While the results haven’t been officially certified, the win by the National League for Democracy means it will choose the country’s next President.
The announcement, made by the election commission Friday, comes on the fifth anniversary of Suu Kyi’s release from house arrest, where the 70-year-old had been for the better part of 20 years.
Sunday’s elections were the first freely held in the nation in 25 years. Suu Kyi herself was reelected to her seat in the Kawhmu constituency in Yangon.
Barred from the top spot
Despite her party’s win, the leader of Myanmar’s long-fought democracy movement can’t become President.
A change in Myanmar’s constitution, drafted by the military, prevents anyone with foreign family members from becoming the nation’s leader.
Suu Kyi’s late husband was British. Her children hold British passports.
Still, she’s pushing forward.
She said last week she would be “above the President” if her party won the parliamentary election.
But complicating any efforts to change the rules in the future, the military also has an effective veto over any proposed constitutional changes.
READ: Anti-Muslim tension simmers in Myanmar
Landmark elections in Myanmar
Military still holds many of the cards
It will take at least another week to tabulate all the results, a presidential spokesman said.
The landmark election is seen as a test of the powerful military’s willingness to let the country continue along a path toward full democracy, after decades of military-dominated rule in Myanmar, also known as Burma.

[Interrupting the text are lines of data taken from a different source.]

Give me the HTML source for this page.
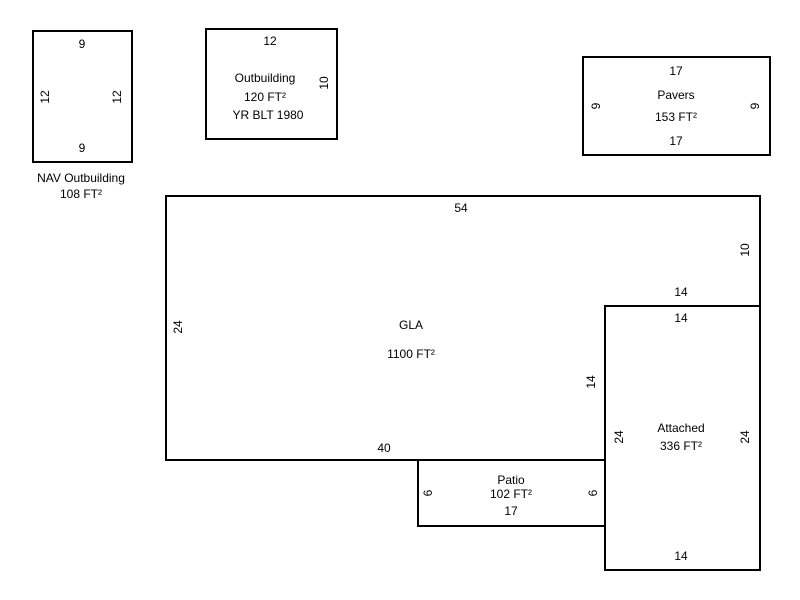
<!DOCTYPE html>
<html><head><meta charset="utf-8"><style>
html,body{margin:0;padding:0;background:#fff;}
svg{display:block;}
text{font-family:"Liberation Sans",Arial,sans-serif;font-size:12px;fill:#000;text-anchor:middle;dominant-baseline:central;}
</style></head><body>
<svg width="800" height="600" viewBox="0 0 800 600" xmlns="http://www.w3.org/2000/svg">
<g fill="none" stroke="#000" stroke-width="2">
<rect x="33" y="31" width="99" height="131"/>
<rect x="206" y="29" width="131" height="110"/>
<rect x="583" y="57" width="187" height="98"/>
<polygon points="166,196 760,196 760,306 605,306 605,460 166,460"/>
<rect x="605" y="306" width="155" height="264"/>
<rect x="418" y="460" width="187" height="66"/>
</g>
<text x="82" y="44">9</text>
<text x="82" y="148">9</text>
<text transform="translate(45,97) rotate(-90)">12</text>
<text transform="translate(117,97) rotate(-90)">12</text>
<text x="81" y="178">NAV Outbuilding</text>
<text x="81" y="194">108 FT²</text>

<text x="270" y="41">12</text>
<text transform="translate(324,83) rotate(-90)">10</text>
<text x="265" y="78">Outbuilding</text>
<text x="265" y="97">120 FT²</text>
<text x="268" y="115">YR BLT 1980</text>

<text x="676" y="71">17</text>
<text x="676" y="95">Pavers</text>
<text x="676" y="117">153 FT²</text>
<text x="676" y="141">17</text>
<text transform="translate(596,106) rotate(-90)">9</text>
<text transform="translate(755,106) rotate(-90)">9</text>

<text x="461" y="208">54</text>
<text transform="translate(745,250) rotate(-90)">10</text>
<text x="681" y="292">14</text>
<text transform="translate(178,327) rotate(-90)">24</text>
<text x="411" y="325">GLA</text>
<text x="411" y="354">1100 FT²</text>
<text transform="translate(591,382) rotate(-90)">14</text>
<text x="384" y="448">40</text>

<text x="681" y="318">14</text>
<text x="681" y="428">Attached</text>
<text x="681" y="446">336 FT²</text>
<text transform="translate(619,437) rotate(-90)">24</text>
<text transform="translate(745,437) rotate(-90)">24</text>
<text x="681" y="556">14</text>

<text x="511" y="480">Patio</text>
<text x="511" y="494">102 FT²</text>
<text x="511" y="511">17</text>
<text transform="translate(428,493) rotate(-90)">6</text>
<text transform="translate(593,493) rotate(-90)">6</text>
</svg>
</body></html>
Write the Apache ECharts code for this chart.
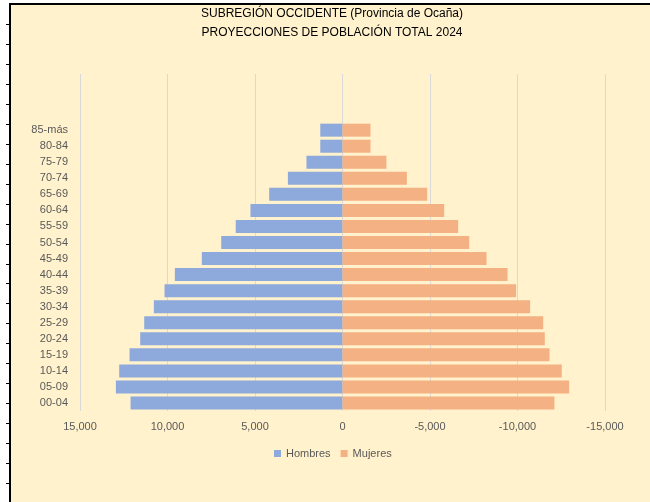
<!DOCTYPE html>
<html>
<head>
<meta charset="utf-8">
<script src="https://cdn.jsdelivr.net/npm/echarts@6/dist/echarts.min.js"></script>
<style>
html,body{margin:0;padding:0;background:#fff;}
#c{width:650px;height:502px;}
</style>
</head>
<body>
<div id="c"></div>
<script>
// Age groups, bottom to top (three blank rows at the top of the axis)
var categories = ['00-04','05-09','10-14','15-19','20-24','25-29','30-34','35-39','40-44','45-49','50-54','55-59','60-64','65-69','70-74','75-79','80-84','85-más','','',''];
var hombres = [12110,12950,12760,12170,11560,11330,10780,10170,9580,8040,6930,6100,5260,4190,3120,2060,1270,1270,null,null,null];
var mujeres = [-12110,-12950,-12530,-11830,-11560,-11470,-10720,-9920,-9430,-8230,-7240,-6610,-5810,-4840,-3680,-2510,-1600,-1600,null,null,null];
var titleLines = ['SUBREGIÓN OCCIDENTE (Provincia de Ocaña)','PROYECCIONES DE POBLACIÓN TOTAL 2024'];
var seriesNames = ['Hombres','Mujeres'];

var FONT = '"Liberation Sans", Arial, sans-serif';
var chart = echarts.init(document.getElementById('c'), null, {renderer:'canvas'});

// decorative sheet border + row ticks
var deco = [
  {type:'rect', shape:{x:0,y:0,width:9,height:502}, style:{fill:'#fff'}, z:100},
  {type:'rect', shape:{x:0,y:0,width:650,height:3}, style:{fill:'#fff'}, z:100},
  {type:'rect', shape:{x:9,y:3,width:2,height:499}, style:{fill:'#000'}, z:101},
  {type:'rect', shape:{x:9,y:3,width:641,height:2}, style:{fill:'#000'}, z:101}
];
for (var k = 0; k < 24; k++) {
  var yy = Math.round(24 + k * 19.96) + 0.5;
  deco.push({type:'line', shape:{x1:6,y1:yy,x2:9,y2:yy}, style:{stroke:'#000',lineWidth:1}, z:101});
}

chart.setOption({
  backgroundColor:'#FFF2CC',
  animation:false,
  textStyle:{fontFamily:FONT},
  title:{
    text: titleLines.join('\n'),
    left:332, textAlign:'center', top:4, padding:0,
    textStyle:{fontFamily:FONT, fontSize:12, fontWeight:'normal', color:'#000', lineHeight:19.3}
  },
  legend:{
    data:seriesNames, left:274, top:448, padding:0,
    icon:'rect', itemWidth:7, itemHeight:7, itemGap:10,
    textStyle:{fontFamily:FONT, fontSize:11, color:'#595959'}
  },
  grid:{left:80, right:45, top:74, bottom:91, containLabel:false},
  xAxis:{
    type:'value', min:-15000, max:15000, interval:5000, inverse:true,
    axisLine:{show:false}, axisTick:{show:false},
    splitLine:{show:true, lineStyle:{color:'#D9D9D9', width:1}},
    axisLabel:{fontFamily:FONT, fontSize:11, color:'#595959', margin:10,
      formatter:function(v){ return v.toLocaleString('en-US'); }}
  },
  yAxis:{
    type:'category', data:categories,
    axisLine:{show:false}, axisTick:{show:false},
    axisLabel:{fontFamily:FONT, fontSize:11, color:'#595959', margin:12, interval:0}
  },
  series:[
    {name:seriesNames[0], type:'bar', data:hombres, barWidth:13, barGap:'-100%',
      itemStyle:{color:'#8EA9DB'}},
    {name:seriesNames[1], type:'bar', data:mujeres, barWidth:13, barGap:'-100%',
      itemStyle:{color:'#F4B183'}}
  ],
  graphic:deco
});
</script>
</body>
</html>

Thein Sein has promised that the outcome of Sunday’s vote will be respected, but the system is already configured strongly in favor of the military, which gets to appoint a quarter of all lawmakers in the two houses of parliament.
What’s at stake in Myanmar’s elections?
Free and fair?
The changes ushered in under Thein Sein since 2011 have helped reduce the country’s international isolation, with Western sanctions being eased and foreign investment starting to ramp up.
But human rights groups have warned of a rise in politically motivated arrests as well as discrimination directed against the Muslim minority, notably the stateless Rohingya population.
Questions have come up over how free and fair the current election will turn out to be. Suu Kyi, a Nobel Peace Prize laureate, expressed concern last week about irregularities in advance voting, fraud and intimidation.
Many people still remember the last national election her party contested, in 1990, which it was widely considered to have won. But the military rulers annulled the results and placed Suu Kyi and many of her colleagues under arrest.
Suu Kyi, the daughter of an independence leader, spent much of the next two decades under house arrest, becoming an internationally recognized symbol of democracy and the country’s most popular politician.
What next?
After the outcome of the parliamentary vote is decided, lawmakers will begin the complex process of choosing a president.